■ **Challenge**
Omit every picture and output the rest of the records exactly as they are.

* BEGIN Data provided *

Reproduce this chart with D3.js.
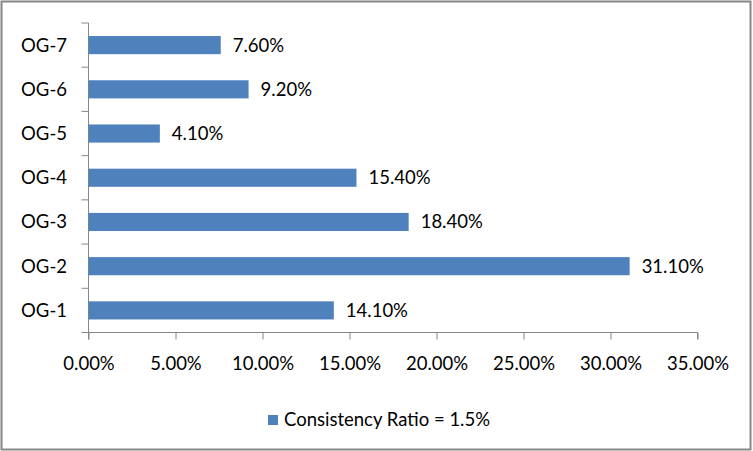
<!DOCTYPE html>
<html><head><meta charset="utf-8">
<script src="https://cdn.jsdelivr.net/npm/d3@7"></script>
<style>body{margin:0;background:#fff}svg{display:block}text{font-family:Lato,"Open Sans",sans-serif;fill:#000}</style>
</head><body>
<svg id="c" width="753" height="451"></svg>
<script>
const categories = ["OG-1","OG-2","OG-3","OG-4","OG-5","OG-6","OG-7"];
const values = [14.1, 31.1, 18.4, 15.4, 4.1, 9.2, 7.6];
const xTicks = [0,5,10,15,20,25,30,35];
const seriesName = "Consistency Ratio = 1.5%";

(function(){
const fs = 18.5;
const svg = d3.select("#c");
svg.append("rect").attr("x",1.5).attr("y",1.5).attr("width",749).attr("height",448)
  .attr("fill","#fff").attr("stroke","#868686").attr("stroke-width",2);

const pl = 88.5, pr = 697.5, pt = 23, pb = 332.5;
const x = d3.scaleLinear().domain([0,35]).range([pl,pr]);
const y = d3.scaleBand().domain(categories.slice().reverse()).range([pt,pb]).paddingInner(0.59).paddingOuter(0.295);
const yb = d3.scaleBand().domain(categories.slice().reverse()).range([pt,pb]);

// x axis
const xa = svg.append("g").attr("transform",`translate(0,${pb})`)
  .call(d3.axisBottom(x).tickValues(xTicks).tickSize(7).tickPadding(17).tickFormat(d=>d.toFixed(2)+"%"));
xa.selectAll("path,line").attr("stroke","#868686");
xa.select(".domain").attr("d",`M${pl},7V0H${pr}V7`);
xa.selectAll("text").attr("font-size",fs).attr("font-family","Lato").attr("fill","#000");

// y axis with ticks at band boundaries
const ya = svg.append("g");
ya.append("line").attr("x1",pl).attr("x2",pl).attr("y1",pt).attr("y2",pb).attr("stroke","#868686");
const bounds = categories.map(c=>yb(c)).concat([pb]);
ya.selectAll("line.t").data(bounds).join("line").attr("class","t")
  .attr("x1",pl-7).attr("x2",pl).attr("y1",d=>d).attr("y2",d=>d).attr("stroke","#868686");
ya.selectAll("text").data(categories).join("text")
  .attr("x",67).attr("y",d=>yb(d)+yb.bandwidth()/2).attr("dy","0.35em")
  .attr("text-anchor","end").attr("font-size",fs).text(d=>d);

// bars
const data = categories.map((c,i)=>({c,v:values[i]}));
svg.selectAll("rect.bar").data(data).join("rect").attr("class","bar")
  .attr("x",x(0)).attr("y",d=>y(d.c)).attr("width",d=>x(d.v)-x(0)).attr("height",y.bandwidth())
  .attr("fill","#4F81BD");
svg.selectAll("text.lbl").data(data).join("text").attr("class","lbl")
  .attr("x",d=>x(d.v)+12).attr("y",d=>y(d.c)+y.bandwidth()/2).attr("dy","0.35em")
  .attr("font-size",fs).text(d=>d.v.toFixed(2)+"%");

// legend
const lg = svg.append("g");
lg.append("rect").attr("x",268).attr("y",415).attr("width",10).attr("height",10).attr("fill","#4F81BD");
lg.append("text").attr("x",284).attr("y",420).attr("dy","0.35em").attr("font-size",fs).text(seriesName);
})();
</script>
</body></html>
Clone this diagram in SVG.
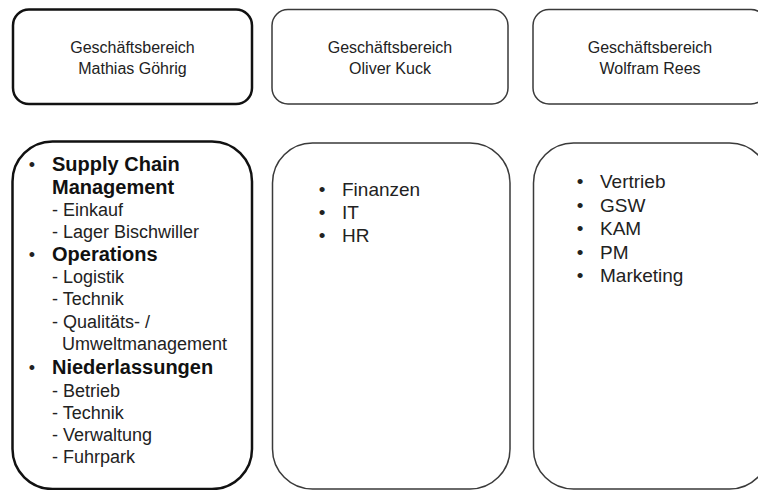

* END Data provided *

■ **Solved exercise**
Reproduce this chart with D3.js.
<!DOCTYPE html>
<html><head><meta charset="utf-8">
<script src="https://cdn.jsdelivr.net/npm/d3@7"></script>
<style>body{margin:0;background:#fff}svg{display:block}text{font-family:Lato,"Open Sans",sans-serif;fill:#000}</style>
</head><body>
<svg id="c" width="753" height="451"></svg>
<script>
const categories = ["OG-1","OG-2","OG-3","OG-4","OG-5","OG-6","OG-7"];
const values = [14.1, 31.1, 18.4, 15.4, 4.1, 9.2, 7.6];
const xTicks = [0,5,10,15,20,25,30,35];
const seriesName = "Consistency Ratio = 1.5%";

(function(){
const fs = 18.5;
const svg = d3.select("#c");
svg.append("rect").attr("x",1.5).attr("y",1.5).attr("width",749).attr("height",448)
  .attr("fill","#fff").attr("stroke","#868686").attr("stroke-width",2);

const pl = 88.5, pr = 697.5, pt = 23, pb = 332.5;
const x = d3.scaleLinear().domain([0,35]).range([pl,pr]);
const y = d3.scaleBand().domain(categories.slice().reverse()).range([pt,pb]).paddingInner(0.59).paddingOuter(0.295);
const yb = d3.scaleBand().domain(categories.slice().reverse()).range([pt,pb]);

// x axis
const xa = svg.append("g").attr("transform",`translate(0,${pb})`)
  .call(d3.axisBottom(x).tickValues(xTicks).tickSize(7).tickPadding(17).tickFormat(d=>d.toFixed(2)+"%"));
xa.selectAll("path,line").attr("stroke","#868686");
xa.select(".domain").attr("d",`M${pl},7V0H${pr}V7`);
xa.selectAll("text").attr("font-size",fs).attr("font-family","Lato").attr("fill","#000");

// y axis with ticks at band boundaries
const ya = svg.append("g");
ya.append("line").attr("x1",pl).attr("x2",pl).attr("y1",pt).attr("y2",pb).attr("stroke","#868686");
const bounds = categories.map(c=>yb(c)).concat([pb]);
ya.selectAll("line.t").data(bounds).join("line").attr("class","t")
  .attr("x1",pl-7).attr("x2",pl).attr("y1",d=>d).attr("y2",d=>d).attr("stroke","#868686");
ya.selectAll("text").data(categories).join("text")
  .attr("x",67).attr("y",d=>yb(d)+yb.bandwidth()/2).attr("dy","0.35em")
  .attr("text-anchor","end").attr("font-size",fs).text(d=>d);

// bars
const data = categories.map((c,i)=>({c,v:values[i]}));
svg.selectAll("rect.bar").data(data).join("rect").attr("class","bar")
  .attr("x",x(0)).attr("y",d=>y(d.c)).attr("width",d=>x(d.v)-x(0)).attr("height",y.bandwidth())
  .attr("fill","#4F81BD");
svg.selectAll("text.lbl").data(data).join("text").attr("class","lbl")
  .attr("x",d=>x(d.v)+12).attr("y",d=>y(d.c)+y.bandwidth()/2).attr("dy","0.35em")
  .attr("font-size",fs).text(d=>d.v.toFixed(2)+"%");

// legend
const lg = svg.append("g");
lg.append("rect").attr("x",268).attr("y",415).attr("width",10).attr("height",10).attr("fill","#4F81BD");
lg.append("text").attr("x",284).attr("y",420).attr("dy","0.35em").attr("font-size",fs).text(seriesName);
})();
</script>
</body></html>
Clone this diagram in SVG.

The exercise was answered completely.